5. And finally...breathe...
We breathe, it’s just what we do. As soon as we bring our attention to this automatic activity, we practice becoming present. We practice meditation. And sometimes when it all gets too much, we breathe deeply, deliberately, for a few seconds or minutes…to help centre ourselves. No matter what life brings, this is one meditation we can do anywhere, any time.
I hope these glimpses have helped show how life with a baby presents opportunities (albeit sometimes challenging ones) to practice meditation on the go. You can care for yourself while you’re caring for your child, just with the gentle gesture of witnessing and self-compassion. You don’t have to sit by yourself to meditate. If you can that’s great, but I didn’t have the time for most of the first year of motherhood.
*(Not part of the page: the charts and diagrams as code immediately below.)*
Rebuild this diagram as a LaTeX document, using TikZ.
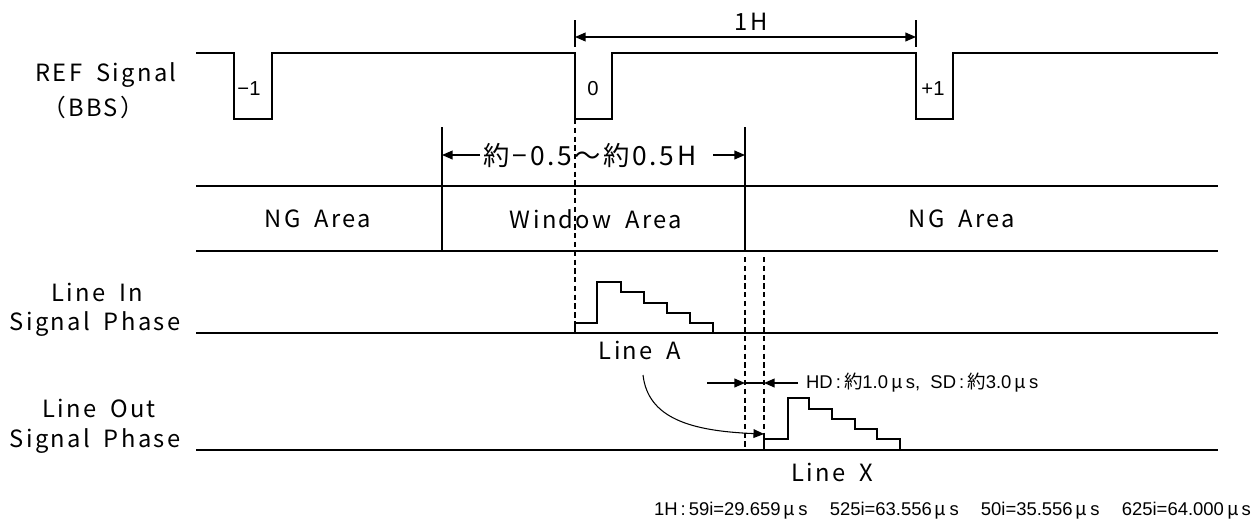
\documentclass[tikz,border=0pt]{standalone}
\usepackage{fontspec}
\setmainfont{Noto Sans CJK JP}[LetterSpace=10, WordSpace=1.8]
\newfontfamily\jpfont{Noto Sans CJK JP}
\newfontfamily\notefont{Liberation Sans}
\newcommand{\jp}[1]{{\jpfont #1}}
\newcommand{\mus}{\,\jp{μ}\,s}
\usetikzlibrary{arrows.meta}
\begin{document}
\begin{tikzpicture}[x=0.02cm, y=-0.02cm, line cap=butt, line join=miter,
    wave/.style={line width=0.85pt},
    guide/.style={dashed, dash pattern=on 3pt off 2pt, line width=0.6pt},
    dim/.style={line width=0.7pt},
    arr/.style={-{Triangle[length=6pt, width=5pt]}, line width=0.7pt},
    lbl/.style={inner sep=1pt, font=\fontsize{13.5}{15}\selectfont},
    tag/.style={inner sep=1pt, font=\notefont\fontsize{11.5}{13}\selectfont},
    note/.style={inner sep=1pt, font=\notefont\fontsize{10.5}{12}\selectfont}]
  \useasboundingbox (0,0) rectangle (1255,524);
  \node[lbl] (refA) at (106,75) {REF Signal};
  \node[lbl] (refB) at (93,107) {（BBS）};
  \node[lbl] (inA) at (97,292) {Line In};
  \node[lbl] (inB) at (95,324) {Signal Phase};
  \node[lbl] (outA) at (99,408) {Line Out};
  \node[lbl] (outB) at (95,441) {Signal Phase};
  \draw[wave] (196,53) -- (234,53) -- (234,119) -- (272,119) -- (272,53)
    -- (575,53) -- (575,119) -- (612,119) -- (612,53)
    -- (916,53) -- (916,119) -- (953,119) -- (953,53) -- (1218,53);
  \node[tag] (pm) at (249,89) {−1};
  \node[tag] (pz) at (593,89) {0};
  \node[tag] (pp) at (933,89) {+1};
  \coordinate (hL) at (575,37);
  \coordinate (hR) at (916,37);
  \draw[dim] (575,20) -- (575,47);
  \draw[dim] (916,20) -- (916,47);
  \draw[arr, {Triangle[length=6pt, width=5pt]}-{Triangle[length=6pt, width=5pt]}] (hL) -- (hR);
  \node[lbl] (oneH) at (751,22) {1H};
  \coordinate (wL) at (442,155);
  \coordinate (wR) at (745,155);
  \draw[dim] (442,127) -- (442,186);
  \draw[dim] (745,127) -- (745,186);
  \draw[arr] (480,155) -- (wL);
  \draw[arr] (713,155) -- (wR);
  \node[lbl, font=\fontsize{15}{17}\selectfont] (wtxt) at (590,155) {約−0.5～約0.5H};
  \draw[wave] (196,186) -- (1218,186);
  \draw[wave] (196,251) -- (1218,251);
  \draw[wave] (442,186) -- (442,251);
  \draw[wave] (745,186) -- (745,251);
  \node[lbl] (ngL) at (318,219) {NG Area};
  \node[lbl] (win) at (596,219) {Window Area};
  \node[lbl] (ngR) at (962,219) {NG Area};
  \draw[guide] (575,119) -- (575,333);
  \draw[guide] (745,257) -- (745,448);
  \draw[guide] (764,257) -- (764,448);
  \draw[wave] (196,333) -- (1218,333);
  \draw[wave] (575,333) -- (575,323) -- (597,323) -- (597,282) -- (621,282)
    -- (621,292) -- (644,292) -- (644,303) -- (667,303) -- (667,313)
    -- (690,313) -- (690,323) -- (713,323) -- (713,333);
  \node[lbl] (lineA) at (640,350) {Line A};
  \draw[wave] (196,450) -- (1218,450);
  \draw[wave] (764,450) -- (764,439) -- (788,439) -- (788,398) -- (809,398)
    -- (809,409) -- (832,409) -- (832,419) -- (855,419) -- (855,429)
    -- (877,429) -- (877,439) -- (900,439) -- (900,450);
  \node[lbl] (lineX) at (832,472) {Line X};
  \coordinate (tgt) at (764,434);
  \draw[arr, line width=0.6pt] (643,375) .. controls (648,418) and (690,431) .. (tgt);
  \draw[arr] (707,383) -- (745,383);
  \draw[dim] (745,383) -- (764,383);
  \draw[arr] (798,383) -- (764,383);
  \node[note, anchor=west] (hd) at (804,383) {HD\,:\,\jp{約}1.0\mus,\ \ SD\,:\,\jp{約}3.0\mus};
  \node[note, anchor=east] (foot) at (1253,511)
    {1H\,:\,59i=29.659\mus\hspace{1.2em}525i=63.556\mus\hspace{1.2em}50i=35.556\mus\hspace{1.2em}625i=64.000\mus};
\end{tikzpicture}
\end{document}
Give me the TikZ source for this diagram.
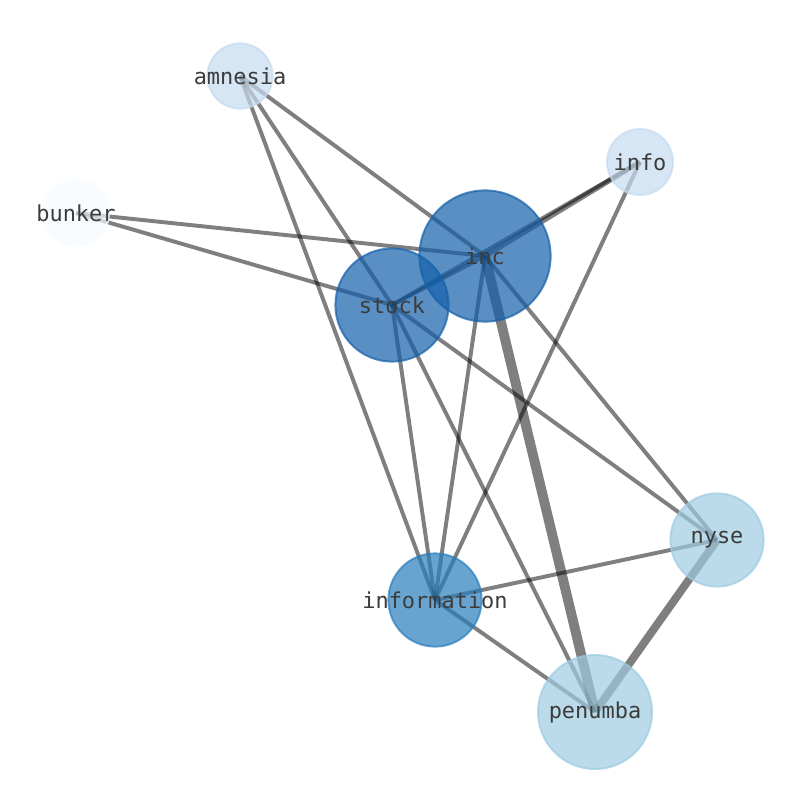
\documentclass[tikz,border=0pt]{standalone}
\usepackage{fontspec}
\setmonofont{DejaVu Sans Mono}
\usetikzlibrary{backgrounds}
\definecolor{hubblue}{RGB}{20,95,170}
\definecolor{midblue}{RGB}{41,126,188}
\definecolor{lightblue}{RGB}{158,202,225}
\definecolor{paleblue}{RGB}{198,219,239}
\definecolor{whiteblue}{RGB}{247,251,255}
\definecolor{labelgray}{RGB}{60,60,60}
\begin{document}
\begin{tikzpicture}[x=0.025cm,y=-0.025cm,
    vertex/.style={circle, inner sep=0pt, line width=1.4pt, fill opacity=0.7, draw opacity=0.7},
    word/.style={label={[text=labelgray, font=\ttfamily\fontsize{15.6}{18}\selectfont]center:#1}},
    link/.style={draw=black, draw opacity=0.5, line width=2.8pt}]
    \useasboundingbox (0,0) rectangle (794,790);
    \node [vertex, minimum size=1.63cm, fill=paleblue, draw=paleblue, word=amnesia] (amnesia) at (240,76) {};
    \node [vertex, minimum size=1.65cm, fill=paleblue, draw=paleblue, word=info] (info) at (640,162) {};
    \node [vertex, minimum size=1.65cm, fill=whiteblue, draw=whiteblue, word=bunker] (bunker) at (76,213) {};
    \node [vertex, minimum size=3.28cm, fill=hubblue, draw=hubblue, word=inc] (inc) at (485,256) {};
    \node [vertex, minimum size=2.83cm, fill=hubblue, draw=hubblue, word=stock] (stock) at (392,305) {};
    \node [vertex, minimum size=2.33cm, fill=lightblue, draw=lightblue, word=nyse] (nyse) at (717,540) {};
    \node [vertex, minimum size=2.33cm, fill=midblue, draw=midblue, word=information] (information) at (435,600) {};
    \node [vertex, minimum size=2.85cm, fill=lightblue, draw=lightblue, word=penumba] (penumba) at (595,712) {};
    \begin{scope}[on background layer]
        \draw [link] (amnesia.center) -- (inc.center);
        \draw [link] (amnesia.center) -- (stock.center);
        \draw [link] (amnesia.center) -- (information.center);
        \draw [link] (bunker.center) -- (inc.center);
        \draw [link] (bunker.center) -- (stock.center);
        \draw [link, line width=3.6pt] (info.center) -- (inc.center);
        \draw [link] (info.center) -- (stock.center);
        \draw [link] (info.center) -- (information.center);
        \draw [link] (inc.center) -- (stock.center);
        \draw [link] (inc.center) -- (nyse.center);
        \draw [link] (inc.center) -- (information.center);
        \draw [link, line width=7pt] (inc.center) -- (penumba.center);
        \draw [link] (stock.center) -- (nyse.center);
        \draw [link] (stock.center) -- (information.center);
        \draw [link] (stock.center) -- (penumba.center);
        \draw [link] (information.center) -- (nyse.center);
        \draw [link] (information.center) -- (penumba.center);
        \draw [link, line width=5.7pt] (nyse.center) -- (penumba.center);
    \end{scope}
\end{tikzpicture}
\end{document}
Children learn to regulate their emotions and grow a sense of their intrinsic value by being soothed, attended to and comforted by a caregiver who is self-regulated. Being a new mother has stretched my experience of joy beyond what I was able to imagine…it also keeps testing my limits of patience and understanding… self-regulation sometimes flies out the door. It’s ok…just like with the thoughts that carry our attention away from the moment…I try to notice it has happened, how the emotions are running wild…I understand that it’s ok, my feelings are valid..and if possible I spend a few moments to soothe myself…then return to attending to my child.
There are many ways to care for yourself of course, such as spending time with other loved ones, walking in nature, exercise, doing whatever else you love. The type of mindful awareness I’ve talked about here is something that doesn’t need much extra time and is integrated into the very act of mothering.
Note: if you are suffering from persistent low moods or distress, always consult a doctor.